Additionally, our graduates are more likely than students at other schools to complete their degrees in four years or fewer, which reduces overall costs and allows students to begin earning sooner.
At Lewis & Clark, and liberal arts schools around the nation, students hone the critical thinking, global awareness, and agile minds so valued
by businesses and so crucial to entrepreneurship and innovation. This is the flexibility, the leg up, that Ho‘onani refers to.
And our undergraduate students have an added benefit—two in fact: their proximity to our Graduate School of Education and Counseling and our Law School allows them access to a variety of lectures and other events, as well as interaction with faculty, staff, and students from both campuses.

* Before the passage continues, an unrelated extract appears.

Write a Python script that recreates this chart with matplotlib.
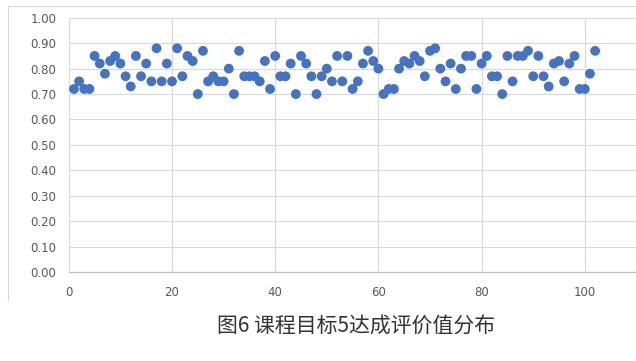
import matplotlib
matplotlib.use("Agg")
import matplotlib.pyplot as plt
from matplotlib.lines import Line2D
from matplotlib.ticker import FormatStrFormatter, MultipleLocator

plt.rcParams['font.family'] = ['Noto Sans CJK SC', 'DejaVu Sans']

# Attainment value of course objective 5 for each student (1..102)
student_no = list(range(1, 103))
attainment = [
    0.72, 0.75, 0.72, 0.72, 0.85, 0.82, 0.78, 0.83, 0.85, 0.82,
    0.77, 0.73, 0.85, 0.77, 0.82, 0.75, 0.88, 0.75, 0.82, 0.75,
    0.88, 0.77, 0.85, 0.83, 0.70, 0.87, 0.75, 0.77, 0.75, 0.75,
    0.80, 0.70, 0.87, 0.77, 0.77, 0.77, 0.75, 0.83, 0.72, 0.85,
    0.77, 0.77, 0.82, 0.70, 0.85, 0.82, 0.77, 0.70, 0.77, 0.80,
    0.75, 0.85, 0.75, 0.85, 0.72, 0.75, 0.82, 0.87, 0.83, 0.80,
    0.70, 0.72, 0.72, 0.80, 0.83, 0.82, 0.85, 0.83, 0.77, 0.87,
    0.88, 0.80, 0.75, 0.82, 0.72, 0.80, 0.85, 0.85, 0.72, 0.82,
    0.85, 0.77, 0.77, 0.70, 0.85, 0.75, 0.85, 0.85, 0.87, 0.77,
    0.85, 0.77, 0.73, 0.82, 0.83, 0.75, 0.82, 0.85, 0.72, 0.72,
    0.78, 0.87,
]
x_ticks = [0, 20, 40, 60, 80, 100]
caption = "图6 课程目标5达成评价值分布"

W, H = 636, 361
fig = plt.figure(figsize=(W / 100, H / 100), dpi=100)
fig.patch.set_facecolor("white")

# chart-area frame (left and top edges)
fig.add_artist(Line2D([8 / W, 8 / W], [1 - 300 / H, 1 - 6 / H], color="#d9d9d9", lw=0.8))
fig.add_artist(Line2D([8 / W, 1.0], [1 - 6 / H, 1 - 6 / H], color="#d9d9d9", lw=0.8))

left, right, bottom, top = 68.8, 636, 272, 17.8
ax = fig.add_axes([left / W, 1 - bottom / H, (right - left) / W, (bottom - top) / H])

ax.scatter(student_no, attainment, s=50, color="#4472C4", edgecolors="none", zorder=3)

ax.set_xlim(0, (right - left) / 5.16)
ax.set_ylim(0, 1.0)
ax.set_xticks(x_ticks)
ax.yaxis.set_major_locator(MultipleLocator(0.1))
ax.yaxis.set_major_formatter(FormatStrFormatter("%.2f"))

ax.grid(True, color="#d9d9d9", lw=0.8, zorder=0)
ax.set_axisbelow(True)
for side in ("top", "right", "left"):
    ax.spines[side].set_visible(False)
ax.spines["bottom"].set_color("#bfbfbf")
ax.spines["bottom"].set_linewidth(0.9)

ax.tick_params(axis="both", length=0, labelsize=8.5, labelcolor="#595959")
ax.tick_params(axis="y", pad=9)
ax.tick_params(axis="x", pad=10)
for lbl in ax.get_xticklabels() + ax.get_yticklabels():
    lbl.set_fontfamily(["DejaVu Sans"])

fig.text(356 / W, 1 - 327 / H, caption, ha="center", va="center",
         fontsize=15, color="#333333")

fig.savefig("out.png", dpi=100, facecolor="white")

While the Annapolis Group findings give us much to celebrate, we cannot become complacent. These results frame the decisions we must make to maintain our advantages. We should not forestall change but rather ensure that it is grounded in our mission: to teach what is known, to discover what is not, and to shape global citizens.
And we must become even more resourceful and creative to expand access and strengthen financial aid, ensuring that education is an achievable opportunity for students from all backgrounds.
Just how long-lived are the benefits of the liberal arts? Richard Metzler, a chemistry major from the class of 1952, put it this way while attending his 60th reunion this summer: “I learned to learn at Lewis & Clark. I learned to exercise my mind. I’m so glad you gave me the opportunity
to go back, to go forward.”
Now that’s an outcome that never gets old.